Last year, as part of its work for the Regional Educational Laboratory Mid-Atlantic, a research center funded by the U.S. Department of Education, Mathematica developed a machine learning algorithm to identify students in Pittsburgh Public Schools who are at risk of having near-term academic problems. For the study, we looked specifically at absenteeism, suspensions, poor grades, course failure, and low performance on state tests. By accurately identifying students at risk of experiencing academic problems in the next quarter or semester, districts can target services for these students to prevent problems before they occur and lead to more serious consequences, such as dropping out of school.
In a follow-up study that was published this month, Mathematica and Pittsburgh Public Schools examined whether the new machine learning algorithm was more accurate than the simple early warning system that the school district uses now. Importantly, the simple early warning system in place in Pittsburgh is similar to the system that many school districts use, so the results have implications for school districts across the country:
- Current approach: a simple early warning system based on prior performance. Currently, if a student in the Pittsburgh school district is chronically absent, has a low grade point average (GPA), fails a course, or is suspended in the first semester, the district’s simple early warning system predicts that the student will experience the same academic problem in the second semester. This system only considers each academic problem individually and produces a yes/no prediction whether the student will have an academic problem.
- New approach: a machine learning algorithm based on many predictors. Under the new approach, the district considers all of the academic problems when making a prediction. For example, it considers whether the student was chronically absent in the prior quarter when predicting whether the student will earn a low GPA in the next quarter. The algorithm also considers demographic characteristics as well as data on use of social services by the student or the student’s family. The algorithm then generates for each student a risk score from 0 to 1 that represents the likelihood that student would have an academic problem. For example, a risk score of .82 means there is an 82 percent chance the student will experience an academic problem.
We found that both approaches are similarly accurate. In other words, the additional data incorporated by the algorithm did not help the district make better predictions. This finding confirms that a student’s prior performance is the most important predictor of future behavior. Many districts may understandably conclude that the relative accuracy of their current simple early warning system warrants no change in approach. Indeed, because both approaches are similarly accurate, districts might want to consider other criteria, such as resource constraints and logistical demands, when deciding which approach to adopt.
The simple early warning system requires less data and is cheaper to set up and maintain, but its binary prediction can be limiting for districts. For common academic problems, a simple early warning system will predict a large percentage of students will have an academic problem, often creating a mismatch between the students identified and the resources available to serve those students. To take a hypothetical example, say the simple early warning system identifies 30 percent of students to be at risk for chronic absenteeism. That information might not be especially helpful to a district that can only provide extra support to 10 percent of students.
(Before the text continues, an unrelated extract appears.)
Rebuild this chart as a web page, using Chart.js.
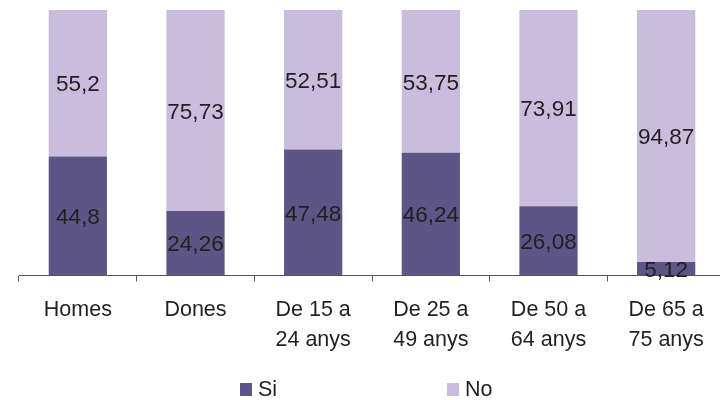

With the simple early warning system, the district wouldn’t have a way to identify the most at-risk students within the larger group.
Because students can be ranked by the machine learning system’s risk score, it is much more flexible and useful for districts. In the example above, a district could target services for the 10 percent of students most at risk of being chronically absent. And if the level of available resources changes the next semester, the school could adjust the number of students targeted for services while continuing to use the risk scores as a guide for maximizing the efficiency and effectiveness of those services. The ability to develop a data-driven strategy that is compatible with a district’s level of resources is a huge advantage of the machine learning algorithm.
I mentioned at the top that policymakers and researchers are still learning how to tap into the benefits of algorithms without introducing or exacerbating inequities. Both algorithms themselves and the data they use can be biased. Researchers are still exploring different ways to assess algorithmic bias, and there are not set standards of fairness, partially because the context of each algorithm matters. Although we did not conduct a full fairness assessment in the most recent study, we did look at the algorithm’s accuracy among different racial and ethnic groups. We found both the current simple warning system and the algorithm were less accurate in the predictions for Black students than for White students. This does not mean the current flags by Pittsburgh Public Schools or the predictive algorithms are biased against Black students; it only means that outcomes for Black students are harder to predict from existing data. This finding suggests districts and researchers should investigate whether they are missing key data related to outcomes for Black students. Including additional data in future machine learning algorithms may improve their accuracy.
The study in Pittsburgh underscores the importance of assessing machine learning algorithms before moving forward with implementation. The findings suggest that there are, indeed, benefits in adopting a different approach with more advanced technology, but they come with drawbacks, too. In the case of predicting near-term academic risks, school districts will likely need to weigh the benefits of being able to target services for students most in need against the steeper financial and logistical requirements for using such a tool. More broadly, the study in Pittsburgh demonstrates that adopting machine learning algorithms to inform policy decisions may come with programmatic, financial, and logistical trade-offs, a lesson that undoubtedly applies in other policy contexts as well.